§ **Exercise aim**
Return verbatim the inclusive range of lines running from the line that contains "Clone this chart in Bokeh." to the line that contains "from bokeh.resources import INLINE". Omit every other line.

* Start Entries supplied *

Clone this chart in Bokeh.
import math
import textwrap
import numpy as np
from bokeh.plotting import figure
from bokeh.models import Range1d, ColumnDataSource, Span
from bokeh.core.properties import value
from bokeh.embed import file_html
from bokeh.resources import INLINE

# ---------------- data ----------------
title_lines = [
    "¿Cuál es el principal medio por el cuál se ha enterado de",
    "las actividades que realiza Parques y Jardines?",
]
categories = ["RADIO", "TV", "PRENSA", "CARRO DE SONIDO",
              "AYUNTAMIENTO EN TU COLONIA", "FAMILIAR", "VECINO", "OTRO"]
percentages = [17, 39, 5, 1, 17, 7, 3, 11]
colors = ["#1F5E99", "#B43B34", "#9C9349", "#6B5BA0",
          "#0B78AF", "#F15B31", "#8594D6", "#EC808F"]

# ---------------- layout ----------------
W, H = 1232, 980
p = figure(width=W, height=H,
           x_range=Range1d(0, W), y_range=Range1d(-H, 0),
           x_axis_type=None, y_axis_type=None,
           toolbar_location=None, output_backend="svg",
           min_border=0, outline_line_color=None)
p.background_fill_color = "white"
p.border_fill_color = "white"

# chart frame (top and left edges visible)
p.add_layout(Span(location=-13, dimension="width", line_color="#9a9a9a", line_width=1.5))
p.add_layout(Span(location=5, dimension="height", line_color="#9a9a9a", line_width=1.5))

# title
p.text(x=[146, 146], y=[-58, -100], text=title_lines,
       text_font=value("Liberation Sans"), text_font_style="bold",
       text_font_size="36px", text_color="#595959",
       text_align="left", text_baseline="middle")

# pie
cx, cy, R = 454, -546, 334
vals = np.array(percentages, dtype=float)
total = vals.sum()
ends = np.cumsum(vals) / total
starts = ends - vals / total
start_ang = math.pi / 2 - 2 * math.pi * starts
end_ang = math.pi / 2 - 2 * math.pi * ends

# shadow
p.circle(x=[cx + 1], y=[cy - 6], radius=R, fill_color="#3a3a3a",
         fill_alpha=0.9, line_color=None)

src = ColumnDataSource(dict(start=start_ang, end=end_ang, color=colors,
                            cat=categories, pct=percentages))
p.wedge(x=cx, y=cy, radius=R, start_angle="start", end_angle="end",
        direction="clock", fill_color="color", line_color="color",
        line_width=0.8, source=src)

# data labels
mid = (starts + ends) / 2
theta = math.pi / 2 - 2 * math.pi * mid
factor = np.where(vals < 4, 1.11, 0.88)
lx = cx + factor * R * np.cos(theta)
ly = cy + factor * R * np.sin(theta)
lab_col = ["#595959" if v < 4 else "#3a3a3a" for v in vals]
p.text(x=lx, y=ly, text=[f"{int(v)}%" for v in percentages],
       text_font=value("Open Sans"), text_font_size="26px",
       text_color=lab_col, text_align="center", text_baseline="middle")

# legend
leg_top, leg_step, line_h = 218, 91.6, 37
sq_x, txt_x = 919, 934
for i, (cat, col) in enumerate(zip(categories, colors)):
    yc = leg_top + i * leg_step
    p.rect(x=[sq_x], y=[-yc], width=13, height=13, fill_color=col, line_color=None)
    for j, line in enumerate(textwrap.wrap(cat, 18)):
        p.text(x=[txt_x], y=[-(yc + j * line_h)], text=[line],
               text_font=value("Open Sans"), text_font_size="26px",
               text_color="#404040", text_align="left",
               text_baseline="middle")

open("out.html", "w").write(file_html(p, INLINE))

* End Entries supplied *
* Start Entries supplied *

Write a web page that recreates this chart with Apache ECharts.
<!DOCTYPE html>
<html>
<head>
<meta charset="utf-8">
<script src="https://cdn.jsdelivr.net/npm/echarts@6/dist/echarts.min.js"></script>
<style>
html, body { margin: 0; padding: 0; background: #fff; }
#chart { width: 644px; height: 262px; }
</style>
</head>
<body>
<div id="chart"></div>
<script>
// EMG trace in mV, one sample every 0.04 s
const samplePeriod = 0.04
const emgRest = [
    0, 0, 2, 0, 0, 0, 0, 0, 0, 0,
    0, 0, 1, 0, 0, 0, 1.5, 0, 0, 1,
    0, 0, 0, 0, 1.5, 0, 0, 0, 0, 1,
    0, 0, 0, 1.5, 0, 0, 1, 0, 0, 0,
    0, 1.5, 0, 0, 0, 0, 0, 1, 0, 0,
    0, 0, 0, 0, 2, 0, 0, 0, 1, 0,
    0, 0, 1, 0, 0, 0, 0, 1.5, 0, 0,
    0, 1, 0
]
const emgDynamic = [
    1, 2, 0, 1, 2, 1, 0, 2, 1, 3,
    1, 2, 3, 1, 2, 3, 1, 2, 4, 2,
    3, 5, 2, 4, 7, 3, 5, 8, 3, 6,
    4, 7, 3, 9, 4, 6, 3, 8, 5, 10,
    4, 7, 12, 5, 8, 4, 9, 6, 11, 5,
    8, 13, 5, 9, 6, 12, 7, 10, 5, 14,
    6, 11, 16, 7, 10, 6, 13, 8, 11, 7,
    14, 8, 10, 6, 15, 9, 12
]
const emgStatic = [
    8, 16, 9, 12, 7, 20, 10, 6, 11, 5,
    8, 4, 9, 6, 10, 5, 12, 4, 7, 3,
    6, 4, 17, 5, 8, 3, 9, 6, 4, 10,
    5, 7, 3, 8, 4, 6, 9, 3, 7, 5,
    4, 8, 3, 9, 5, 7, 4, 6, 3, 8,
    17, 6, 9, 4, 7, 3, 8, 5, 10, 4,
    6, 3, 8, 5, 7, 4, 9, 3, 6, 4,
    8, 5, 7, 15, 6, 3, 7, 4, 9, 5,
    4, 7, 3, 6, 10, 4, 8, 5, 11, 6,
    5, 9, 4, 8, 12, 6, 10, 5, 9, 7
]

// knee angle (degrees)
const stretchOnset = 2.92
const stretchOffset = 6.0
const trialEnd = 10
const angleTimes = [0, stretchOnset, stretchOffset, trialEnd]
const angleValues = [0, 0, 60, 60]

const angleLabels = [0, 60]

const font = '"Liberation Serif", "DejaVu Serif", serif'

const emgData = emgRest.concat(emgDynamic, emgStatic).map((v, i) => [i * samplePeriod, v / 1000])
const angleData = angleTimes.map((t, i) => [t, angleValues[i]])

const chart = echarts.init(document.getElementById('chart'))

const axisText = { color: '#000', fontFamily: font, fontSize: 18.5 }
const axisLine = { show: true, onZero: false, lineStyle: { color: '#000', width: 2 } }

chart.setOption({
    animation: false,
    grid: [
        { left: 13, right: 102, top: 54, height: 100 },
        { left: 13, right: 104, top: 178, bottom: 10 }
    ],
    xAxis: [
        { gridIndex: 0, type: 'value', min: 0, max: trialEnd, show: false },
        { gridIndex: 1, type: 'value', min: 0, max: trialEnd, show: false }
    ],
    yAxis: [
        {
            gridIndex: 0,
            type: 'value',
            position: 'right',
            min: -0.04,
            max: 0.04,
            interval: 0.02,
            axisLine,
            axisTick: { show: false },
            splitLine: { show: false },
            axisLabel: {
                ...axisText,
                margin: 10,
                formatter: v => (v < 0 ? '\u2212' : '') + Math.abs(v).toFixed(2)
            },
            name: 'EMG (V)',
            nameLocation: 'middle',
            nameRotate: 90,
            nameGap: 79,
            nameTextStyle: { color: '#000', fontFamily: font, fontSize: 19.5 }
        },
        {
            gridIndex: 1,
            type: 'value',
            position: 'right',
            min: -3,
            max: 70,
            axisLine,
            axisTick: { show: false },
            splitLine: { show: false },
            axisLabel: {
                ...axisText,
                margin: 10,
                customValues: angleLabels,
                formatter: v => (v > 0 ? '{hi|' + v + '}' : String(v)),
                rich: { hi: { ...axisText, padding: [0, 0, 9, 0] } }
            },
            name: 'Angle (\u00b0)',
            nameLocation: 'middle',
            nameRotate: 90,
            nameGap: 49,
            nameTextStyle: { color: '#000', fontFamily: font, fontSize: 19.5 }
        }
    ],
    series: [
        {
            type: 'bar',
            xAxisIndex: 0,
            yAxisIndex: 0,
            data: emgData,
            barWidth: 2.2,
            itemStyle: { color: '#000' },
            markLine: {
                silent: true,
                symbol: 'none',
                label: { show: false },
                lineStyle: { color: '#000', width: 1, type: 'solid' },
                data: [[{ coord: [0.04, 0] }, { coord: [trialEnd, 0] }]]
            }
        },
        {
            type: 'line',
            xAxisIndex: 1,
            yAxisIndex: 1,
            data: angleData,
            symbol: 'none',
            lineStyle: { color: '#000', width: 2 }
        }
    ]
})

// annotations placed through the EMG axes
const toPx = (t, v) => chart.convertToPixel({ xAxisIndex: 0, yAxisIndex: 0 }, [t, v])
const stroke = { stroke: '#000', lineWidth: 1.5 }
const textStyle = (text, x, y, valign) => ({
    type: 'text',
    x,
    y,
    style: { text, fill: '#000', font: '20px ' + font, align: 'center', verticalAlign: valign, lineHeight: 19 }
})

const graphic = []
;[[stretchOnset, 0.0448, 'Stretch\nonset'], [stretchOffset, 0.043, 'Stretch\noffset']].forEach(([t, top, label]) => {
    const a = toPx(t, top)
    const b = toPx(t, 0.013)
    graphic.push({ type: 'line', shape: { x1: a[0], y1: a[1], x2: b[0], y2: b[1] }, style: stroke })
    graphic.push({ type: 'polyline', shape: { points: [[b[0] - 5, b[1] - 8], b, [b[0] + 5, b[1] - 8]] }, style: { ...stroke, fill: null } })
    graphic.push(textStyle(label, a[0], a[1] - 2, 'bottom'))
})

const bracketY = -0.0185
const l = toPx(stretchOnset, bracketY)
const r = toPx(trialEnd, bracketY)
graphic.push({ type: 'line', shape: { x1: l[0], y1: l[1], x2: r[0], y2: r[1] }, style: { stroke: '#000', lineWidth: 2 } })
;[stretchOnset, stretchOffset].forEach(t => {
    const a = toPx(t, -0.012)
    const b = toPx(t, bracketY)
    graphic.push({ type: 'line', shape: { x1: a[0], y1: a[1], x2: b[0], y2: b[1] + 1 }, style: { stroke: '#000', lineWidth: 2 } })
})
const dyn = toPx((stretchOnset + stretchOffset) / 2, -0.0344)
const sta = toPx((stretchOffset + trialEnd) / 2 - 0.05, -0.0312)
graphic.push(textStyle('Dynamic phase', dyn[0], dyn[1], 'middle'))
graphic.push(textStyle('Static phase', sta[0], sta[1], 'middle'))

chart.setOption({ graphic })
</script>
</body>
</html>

* End Entries supplied *

§ **Task output**
Clone this chart in Bokeh.
import math
import textwrap
import numpy as np
from bokeh.plotting import figure
from bokeh.models import Range1d, ColumnDataSource, Span
from bokeh.core.properties import value
from bokeh.embed import file_html
from bokeh.resources import INLINE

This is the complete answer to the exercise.